Kuligi is a village in the administrative district of Gmina Grodziczno, within Nowe Miasto County, Warmian-Masurian Voivodeship, in northern Poland.

==History==
Kuligi was administratively located in the Chełmno Voivodeship of the Kingdom of Poland. The village was previously recorded as Kullygy, Kullig, Kullingen (from 14.07.1908) and Kulingen (from 03.10.1908). It was annexed by Prussia in the First Partition of Poland in 1772. From 1773, it was part of the new province of West Prussia. Its population was mixed German and Polish. In 1905 it had a population of 165. From 1905 onwards, the village expanded with the arrival of a number of ethnic German farming families who were resettling from the Black Sea area of the Russian Empire. They built new houses, a Baptist chapel, Lutheran chapel and a post office close to the railway station at Seinskau. The Baptist chapel (now a shop) and the post office remain. By 1910 there were 324 inhabitants in the village.

On 20 January 1920 Kulingen was transferred back to Poland, after the country regained independence following World War I. German inhabitants were given the option of taking Polish nationality, or selling up and leaving for Germany. A large proportion chose the latter option.

Following the German-Soviet invasion of Poland, which started World War II in September 1939, it was occupied by Germany under its Germanized name Kulingen, as part of the Landkreis Löbau (from 1940 Landkreis Neumark).
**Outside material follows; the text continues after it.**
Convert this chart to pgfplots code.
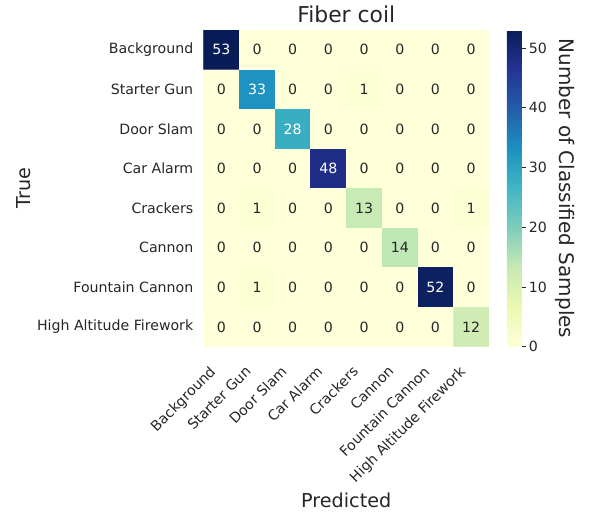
\documentclass[border=0pt]{standalone}
\usepackage{pgfplots}
\pgfplotsset{compat=1.18}
\usepackage{pgfplotstable}
\usepackage{fontspec}
\setmainfont{DejaVu Sans}
\usetikzlibrary{calc}

\definecolor{ink}{RGB}{38,38,38}

% confusion matrix: column x = predicted, row y = true class
\pgfplotstableread{
x y c
0 0 53
1 0 0
2 0 0
3 0 0
4 0 0
5 0 0
6 0 0
7 0 0
0 1 0
1 1 33
2 1 0
3 1 0
4 1 1
5 1 0
6 1 0
7 1 0
0 2 0
1 2 0
2 2 28
3 2 0
4 2 0
5 2 0
6 2 0
7 2 0
0 3 0
1 3 0
2 3 0
3 3 48
4 3 0
5 3 0
6 3 0
7 3 0
0 4 0
1 4 1
2 4 0
3 4 0
4 4 13
5 4 0
6 4 0
7 4 1
0 5 0
1 5 0
2 5 0
3 5 0
4 5 0
5 5 14
6 5 0
7 5 0
0 6 0
1 6 1
2 6 0
3 6 0
4 6 0
5 6 0
6 6 52
7 6 0
0 7 0
1 7 0
2 7 0
3 7 0
4 7 0
5 7 0
6 7 0
7 7 12
}\cm

\pgfplotsset{
  colormap={ylgnbu}{rgb255=(255,255,217) rgb255=(237,248,177) rgb255=(199,233,180)
    rgb255=(127,205,187) rgb255=(65,182,196) rgb255=(29,145,192) rgb255=(34,94,168)
    rgb255=(37,52,148) rgb255=(8,29,88)},
  /pgf/number format/assume math mode=true,
}

\newcommand{\ticksize}{\fontsize{10.6}{12.5}\selectfont}
\newcommand{\labsize}{\fontsize{14.4}{17}\selectfont}

\begin{document}
\begin{tikzpicture}
\begin{axis}[
  name=hm,
  scale only axis,
  width=214.1pt, height=237.5pt,
  xmin=-0.5, xmax=7.5, ymin=-0.5, ymax=7.5,
  y dir=reverse,
  axis line style={draw=none},
  major tick length=0pt,
  xtick={0,...,7}, ytick={0,...,7},
  xticklabels={Background,Starter Gun,Door Slam,Car Alarm,Crackers,Cannon,Fountain Cannon,High Altitude Firework},
  yticklabels={Background,Starter Gun,Door Slam,Car Alarm,Crackers,Cannon,Fountain Cannon,High Altitude Firework},
  xticklabel style={font=\ticksize, text=ink, inner sep=0pt, xshift=-9.5pt, yshift=-13.5pt, rotate=45, anchor=north east},
  yticklabel style={font=\ticksize, text=ink, inner sep=0pt, xshift=-7.5pt},
  colormap name=ylgnbu,
  point meta min=0, point meta max=53,
  title={Fiber coil},
  every axis title/.style={at={(rel axis cs:0.5,1)}, anchor=center, yshift=11.5pt, font=\fontsize{16.4}{19}\selectfont, text=ink},
  xlabel={Predicted},
  ylabel={True},
  every axis x label/.style={at={(rel axis cs:0.5,0)}, anchor=center, yshift=-115pt, font=\labsize, text=ink},
  every axis y label/.style={at={(rel axis cs:0,0.5)}, xshift=-135pt, anchor=center, rotate=90, font=\labsize, text=ink},
  colorbar,
  colorbar shift/.style={xshift=13.5pt},
  colorbar style={
    at={(parent axis.north east)}, anchor=north west,
    width=11.25pt,
    ytick={0,10,...,50},
    axis line style={draw=none},
    major tick length=3pt,
    tick align=outside,
    ytick pos=right,
    yticklabel pos=right,
    tick style={draw=ink, line width=0.6pt},
    yticklabel style={font=\ticksize, text=ink, inner sep=0pt, xshift=2pt},
    ylabel={Number of Classified Samples},
    every axis y label/.style={at={(rel axis cs:1,0.5)}, xshift=32pt, anchor=center, rotate=-90, font=\fontsize{15}{18}\selectfont, text=ink},
  },
]
\addplot[matrix plot*, mesh/cols=8, mesh/rows=8, point meta=explicit, draw=mapped color, line width=0.1pt]
  table[x=x, y=y, meta=c] {\cm};
% annotations on light cells
\addplot[only marks, mark=none, point meta=explicit,
  restrict expr to domain={\thisrow{c}}{-1:25},
  nodes near coords={\pgfmathprintnumber[fixed,precision=0]{\pgfplotspointmeta}},
  nodes near coords align=center,
  every node near coord/.style={anchor=center, font=\ticksize, text=ink}]
  table[x=x, y=y, meta=c] {\cm};
% annotations on dark cells
\addplot[only marks, mark=none, point meta=explicit,
  restrict expr to domain={\thisrow{c}}{25:60},
  nodes near coords={\pgfmathprintnumber[fixed,precision=0]{\pgfplotspointmeta}},
  nodes near coords align=center,
  every node near coord/.style={anchor=center, font=\ticksize, text=white}]
  table[x=x, y=y, meta=c] {\cm};
\end{axis}
\pgfresetboundingbox
\path[use as bounding box] ($(hm.south west)+(-152.6pt,-124.7pt)$) rectangle ($(hm.north east)+(77.25pt,22.5pt)$);
\end{tikzpicture}
\end{document}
On 18 January 1945 the order was given for all German inhabitants to evacuate to escape the approaching Soviet Red Army. Some Poles also joined the Germans on the "trek", which left on the morning of 19 January. The planned destination for the inhabitants was the still German-occupied Kościerzyna County, but the rapid approach of the Soviets meant that refugees headed further west or north instead. On 21 January 1945 the Soviets occupied the village, which was then restored to Poland.